If you don’t plan on selling your house soon, or even if you do, here are some handy hints for fixing the place up. I learned these tricks over many years and am now willing to share them with you.
I’ve done it all-- plumbing, electrical, wallpapering, house painting, window glazing and even septic tank cleaning.
Bowling shoes are not a good choice for this work.
We had a two-bedroom house near Sea-Tac airport in the ‘40s. It was not very big, no basement and certainly no room for a workshop to suit the handyman in me.
Shortly after moving in I fashioned an opening in the second bedroom closet ceiling. I’d never owned a house before so the word attic was not in my vocabulary.
I pushed on the thin ceiling board to reveal a hot, musty space not quite four-foot high at the highest angle and enough room to nail down two sheets of plywood. I strung an extension corded light from a nail hook on the roof truss. I built a ladder and hung some extra hooks.

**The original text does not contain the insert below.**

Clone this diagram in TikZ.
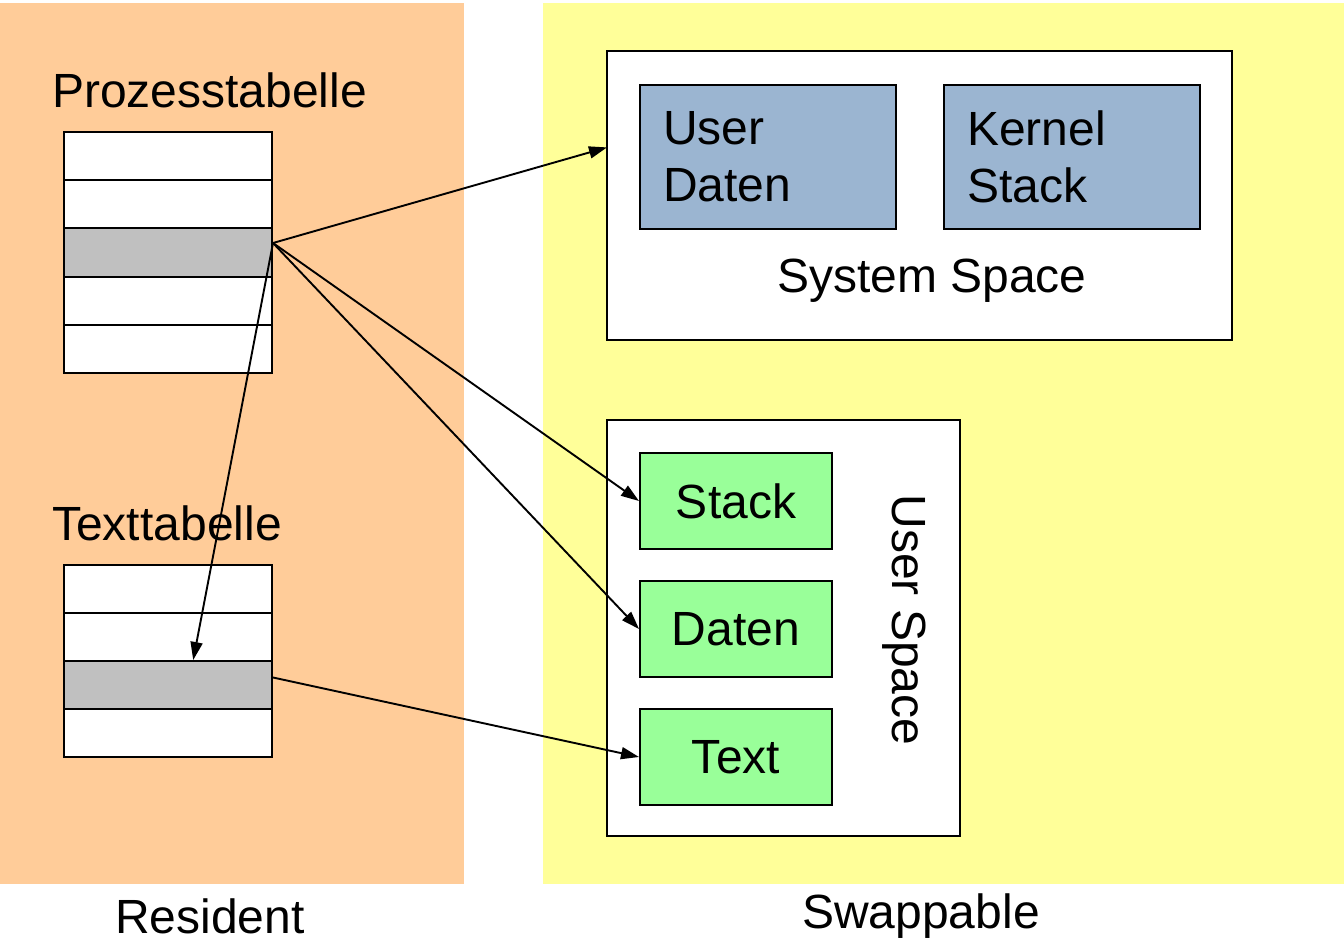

I was officially a handyman. I built a tiny workbench and seat and spent a lot of time fixing things up there.
One bad idea was pounding out a million dents from a kid’s metal car someone had thrown in the woods behind us. The noise was deafening and my neighbors got impatient after about a week and asked me to move to Siberia. So I quit my midnight racketeering and used the space to store things.
Raw materials were hard to come by during the war. Home repairs took a back seat to just getting through. By 1948 the family had grown. It was time to move but the house needed paint.
I bought some paint at the hardware store and rented a sprayer, too. I know I was supposed to read the instruction on the unit and I thought I was doing just fine until the pressure hose popped off the fitting, spraying our youngest son Tim who had been sitting nearby watching me work.
He was four and he was naked.
The missus stepped outside after hearing some commotion and saw her son her boy with paint from head to toe.
“Why did you paint Timothy green?” she asked.
“It was the only color I had,” I said. She was not amused.
We next had a terrific three-bedroom home in Beverly Park. The laundry room was in a nook off the kitchen. The boys slept upstairs. The trip up the steps became a sore spot with the missus as those boys created a lot of dirty clothes.
I seized the opportunity to solve this problem. I cut a hole in the upstairs floor just above the towel cabinet in the downstairs bathroom. The cabinet became a clothes hamper for easy access to all the boys’ dirty laundry.